Where are Global Stock Markets Headed?

Pretty fundamental to a view on global equities is an opinion on where we are in the profits cycle. Some would argue that profit margins have peaked. However, having seen corporate profitability fall significantly during 2008/2009 it would certainly be unusual if barely two years on profitability has ‘topped out’. Research suggests that certainly in the US, profit margins peak once the output gap has closed. This is the spare capacity in the economy which usually increases during recessions as companies scale back production and operations. When things improve they are then able to scale up their operations both more quickly and, importantly for profit margins, cheaply. 

A key driver for valuations is not just profit margins but also the return earned by shareholders, Return on Equity (ROE). The lowest quality, and easiest, way for a company to boost its ROE is to increase leverage. The private sector has been deleveraging over the last 7 years and this has dented shareholder returns. As the economic environment improves, leverage will increase and further boost ROE.  

The investment share of GDP in the major economies is close to an all-time low due to a combination of reduced consumption, governments spending beyond their means and reduced business investment. Low consumer confidence means consumption is unlikely to drive a rebound in growth. Most governments have belatedly made attempts to slow the growth in their spending but this is easier said than done. That leaves the elusive business investment. Business investment is a very long way below trend to the tune of around $600 billion annually. A meaningful pickup in investment could really kickstart growth and result in a pickup in employment that would subsequently see consumption more prominent in driving growth. An increase in business investment could certainly send stock markets higher. 
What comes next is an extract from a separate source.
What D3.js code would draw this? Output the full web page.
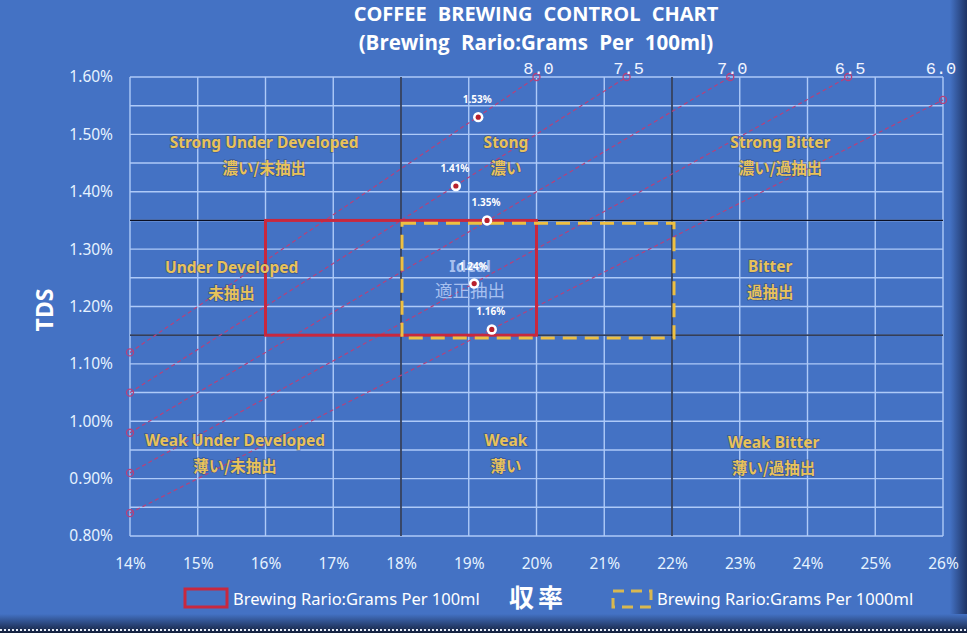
<!DOCTYPE html>
<html>
<head>
<meta charset="utf-8">
<script src="https://cdn.jsdelivr.net/npm/d3@7"></script>
<style>
  body { margin: 0; background: #4472c4; }
  svg { display: block; }
  text { font-family: "Noto Sans", "Noto Sans CJK JP", sans-serif; }
</style>
</head>
<body>
<div id="chart"></div>
<script>
// =================================================
// data
// =================================================
var xTicks = [14, 15, 16, 17, 18, 19, 20, 21, 22, 23, 24, 25, 26];
var yTicks = [0.80, 0.90, 1.00, 1.10, 1.20, 1.30, 1.40, 1.50, 1.60];
var yMinor = [0.85, 0.95, 1.05, 1.15, 1.25, 1.35, 1.45, 1.55];

// brew ratio lines: [extraction %, TDS %] at both ends
var ratioNames = ["8.0", "7.5", "7.0", "6.5", "6.0"];
var ratioStart = [[14, 1.12], [14, 1.05], [14, 0.98], [14, 0.91], [14, 0.84]];
var ratioEnd = [[20.0, 1.60], [21.33, 1.60], [22.86, 1.60], [24.6, 1.60], [26, 1.56]];

// measured brews
var brewEY = [19.14, 18.81, 19.27, 19.08, 19.34];
var brewTDS = [1.53, 1.41, 1.35, 1.24, 1.16];

// zone borders
var zoneX = [18, 22];
var zoneY = [1.15, 1.35];
var box100 = [16, 20, 1.15, 1.35];
var box1000 = [18, 22, 1.145, 1.345];

// zone labels [x %, tds %, english, japanese]
var zoneLabels = [
	[15.98, 1.49, "Strong Under Developed", "濃い/未抽出"],
	[19.55, 1.49, "Stong", "濃い"],
	[23.6, 1.49, "Strong Bitter", "濃い/過抽出"],
	[15.5, 1.272, "Under Developed", "未抽出"],
	[23.45, 1.274, "Bitter", "過抽出"],
	[15.55, 0.97, "Weak Under Developed", "薄い/未抽出"],
	[19.55, 0.97, "Weak", "薄い"],
	[23.5, 0.968, "Weak Bitter", "薄い/過抽出"]
];

// =================================================
// sizes
// =================================================
var W = 967, H = 633,
	M = { left: 130, top: 77, right: 24, bottom: 97 };

var svg = d3.select("#chart").append("svg")
	.attr("width", W)
	.attr("height", H);

// frame shadow on right and bottom
var defs = svg.append("defs");
var gb = defs.append("linearGradient").attr("id", "shB").attr("x1", 0).attr("y1", 0).attr("x2", 0).attr("y2", 1);
gb.append("stop").attr("offset", "0%").attr("stop-color", "#4472c4");
gb.append("stop").attr("offset", "100%").attr("stop-color", "#14203c");
var gr = defs.append("linearGradient").attr("id", "shR").attr("x1", 0).attr("y1", 0).attr("x2", 1).attr("y2", 0);
gr.append("stop").attr("offset", "0%").attr("stop-color", "#4472c4");
gr.append("stop").attr("offset", "100%").attr("stop-color", "#1e3466");

svg.append("rect").attr("width", W).attr("height", H).attr("fill", "#4472c4");
svg.append("rect").attr("x", 950).attr("y", 0).attr("width", 17).attr("height", 620).attr("fill", "url(#shR)");
svg.append("rect").attr("x", 0).attr("y", 614).attr("width", W).attr("height", 19).attr("fill", "url(#shB)");
svg.append("line").attr("x1", 0).attr("x2", W).attr("y1", 630).attr("y2", 630)
	.attr("stroke", "#e8eef8").attr("stroke-width", 2).attr("stroke-dasharray", "2,2");

var x = d3.scaleLinear().domain([14, 26]).range([M.left, W - M.right]);
var y = d3.scaleLinear().domain([0.80, 1.60]).range([H - M.bottom, M.top]);

var grid = svg.append("g");
var gridColor = "#aecaf8";

// minor + major gridlines
grid.selectAll("line.h").data(yTicks.concat(yMinor)).enter().append("line")
	.attr("x1", x(14)).attr("x2", x(26))
	.attr("y1", function(d) { return y(d); }).attr("y2", function(d) { return y(d); })
	.attr("stroke", gridColor).attr("stroke-width", 1.4);
grid.selectAll("line.v").data(xTicks).enter().append("line")
	.attr("y1", y(0.80)).attr("y2", y(1.60))
	.attr("x1", function(d) { return x(d); }).attr("x2", function(d) { return x(d); })
	.attr("stroke", gridColor).attr("stroke-width", 1.4);

// axes
var xAxis = svg.append("g")
	.attr("transform", "translate(0," + (H - M.bottom) + ")")
	.call(d3.axisBottom(x).tickValues(xTicks).tickSize(0).tickPadding(22)
		.tickFormat(function(d) { return d + "%"; }));
var yAxis = svg.append("g")
	.attr("transform", "translate(" + M.left + ",0)")
	.call(d3.axisLeft(y).tickValues(yTicks).tickSize(0).tickPadding(17)
		.tickFormat(function(d) { return d.toFixed(2) + "%"; }));
[xAxis, yAxis].forEach(function(a) {
	a.select(".domain").remove();
	a.selectAll("text").attr("fill", "#e6f2ff").style("font-size", "15.5px")
		.style("font-family", "'Noto Sans', sans-serif");
});

// zone borders in black
svg.selectAll("line.zx").data(zoneX).enter().append("line")
	.attr("x1", function(d) { return x(d); }).attr("x2", function(d) { return x(d); })
	.attr("y1", y(0.80)).attr("y2", y(1.60))
	.attr("stroke", "#0a0f24").attr("stroke-width", 1.3);
svg.selectAll("line.zy").data(zoneY).enter().append("line")
	.attr("y1", function(d) { return y(d); }).attr("y2", function(d) { return y(d); })
	.attr("x1", x(14)).attr("x2", x(26))
	.attr("stroke", "#0a0f24").attr("stroke-width", 1.3);

// brew ratio lines
var ratio = svg.append("g");
ratioNames.forEach(function(name, i) {
	var a = ratioStart[i], b = ratioEnd[i];
	ratio.append("line")
		.attr("x1", x(a[0])).attr("y1", y(a[1]))
		.attr("x2", x(b[0])).attr("y2", y(b[1]))
		.attr("stroke", "#b8407a").attr("stroke-width", 1.2)
		.attr("stroke-dasharray", "4,3");
	[a, b].forEach(function(p) {
		ratio.append("circle")
			.attr("cx", x(p[0])).attr("cy", y(p[1])).attr("r", 3.5)
			.attr("fill", "none").attr("stroke", "#b8407a").attr("stroke-width", 1.3);
	});
	ratio.append("text")
		.attr("x", Math.min(x(b[0]) + 2, W - 26)).attr("y", 74)
		.attr("text-anchor", "middle")
		.attr("fill", "#f0f4ff")
		.style("font-family", "'Liberation Mono', monospace")
		.style("font-size", "17px")
		.text(name);
});

// recommended boxes
svg.append("rect")
	.attr("x", x(box100[0])).attr("y", y(box100[3]))
	.attr("width", x(box100[1]) - x(box100[0]))
	.attr("height", y(box100[2]) - y(box100[3]))
	.attr("fill", "none").attr("stroke", "#c8283e").attr("stroke-width", 3);
svg.append("rect")
	.attr("x", x(box1000[0]) + 1).attr("y", y(box1000[3]))
	.attr("width", x(box1000[1]) - x(box1000[0]) + 1)
	.attr("height", y(box1000[2]) - y(box1000[3]))
	.attr("fill", "none").attr("stroke", "#eec042").attr("stroke-width", 3)
	.attr("stroke-dasharray", "14,8");

// zone labels
var zl = svg.append("g")
	.style("font-weight", "bold").style("font-size", "15.5px")
	.attr("fill", "#e8c25a")
	.attr("text-anchor", "middle")
	.style("paint-order", "stroke")
	.attr("stroke", "rgba(40,40,60,0.35)").attr("stroke-width", 1.5);
zoneLabels.forEach(function(d) {
	zl.append("text").attr("x", x(d[0])).attr("y", y(d[1]) + 8).text(d[2]);
	zl.append("text").attr("x", x(d[0])).attr("y", y(d[1]) + 34)
		.style("font-family", "'Noto Sans CJK JP', sans-serif").text(d[3]);
});

// ideal label
svg.append("text").attr("x", x(19.02)).attr("y", y(1.272) + 7)
	.attr("text-anchor", "middle").attr("fill", "#a7c0ef")
	.style("font-size", "16.5px").style("font-weight", "bold").text("Ideal");
svg.append("text").attr("x", x(19.02)).attr("y", y(1.272) + 32)
	.attr("text-anchor", "middle").attr("fill", "#a7c0ef")
	.style("font-size", "17.5px").style("font-family", "'Noto Sans CJK JP', sans-serif")
	.text("適正抽出");

// brew points
var pts = svg.append("g");
brewEY.forEach(function(ey, i) {
	var cx = x(ey), cy = y(brewTDS[i]);
	pts.append("circle").attr("cx", cx).attr("cy", cy).attr("r", 5.2).attr("fill", "#ffffff");
	pts.append("circle").attr("cx", cx).attr("cy", cy).attr("r", 2.6).attr("fill", "#b8202c");
	pts.append("text").attr("x", cx - 1).attr("y", cy - 14)
		.attr("text-anchor", "middle").attr("fill", "#ffffff")
		.style("font-size", "10px").style("font-weight", "bold")
		.text(brewTDS[i].toFixed(2) + "%");
});

// titles
var tf = "'Open Sans', 'Noto Sans', sans-serif";
svg.append("text").attr("x", 536).attr("y", 21).attr("text-anchor", "middle")
	.attr("fill", "#ffffff").style("font-family", tf).style("font-weight", "bold")
	.style("font-size", "20px").style("word-spacing", "6px")
	.text("COFFEE BREWING CONTROL CHART");
svg.append("text").attr("x", 536).attr("y", 50).attr("text-anchor", "middle")
	.attr("fill", "#ffffff").style("font-family", tf).style("font-weight", "bold")
	.style("font-size", "20.5px").style("word-spacing", "6px")
	.text("(Brewing Rario:Grams Per 100ml)");

svg.append("text")
	.attr("transform", "translate(53,310) rotate(-90)")
	.attr("text-anchor", "middle").attr("fill", "#ffffff")
	.style("font-weight", "bold").style("font-size", "23px")
	.text("TDS");

svg.append("text").attr("x", 538).attr("y", 607).attr("text-anchor", "middle")
	.attr("fill", "#ffffff").style("font-family", "'Noto Sans CJK JP', sans-serif")
	.style("font-weight", "bold").style("font-size", "25px").style("letter-spacing", "4px")
	.text("収率");

// legend
var lg = svg.append("g").style("font-family", "'Liberation Sans Narrow', 'Liberation Sans', sans-serif")
	.style("font-size", "16.5px").attr("fill", "#ffffff");
lg.append("rect").attr("x", 185).attr("y", 589).attr("width", 42).attr("height", 18)
	.attr("fill", "#4472c4").attr("stroke", "#c8283e").attr("stroke-width", 3);
lg.append("text").attr("x", 233).attr("y", 605).text("Brewing Rario:Grams Per 100ml");
lg.append("rect").attr("x", 613).attr("y", 591).attr("width", 38).attr("height", 16)
	.attr("fill", "none").attr("stroke", "#d8b850").attr("stroke-width", 3)
	.attr("stroke-dasharray", "11,7");
lg.append("text").attr("x", 657).attr("y", 605).text("Brewing Rario:Grams Per 1000ml");
</script>
</body>
</html>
With many having given up hope for the advanced economies, hopes now rest on the emerging economies led by China. It has been a pretty challenging environment thus far in 2011 due to a decline in valuations that has come in tandem with higher inflationary pressures. Certainly in China, the major inflationary pressure has come from higher food prices. The good news is that in the absence of further increased soft commodity prices this upward pressure will ease as 2011 progresses into 2012. This could certainly set the tone for renewed outperformance by developing markets potentially before year-end.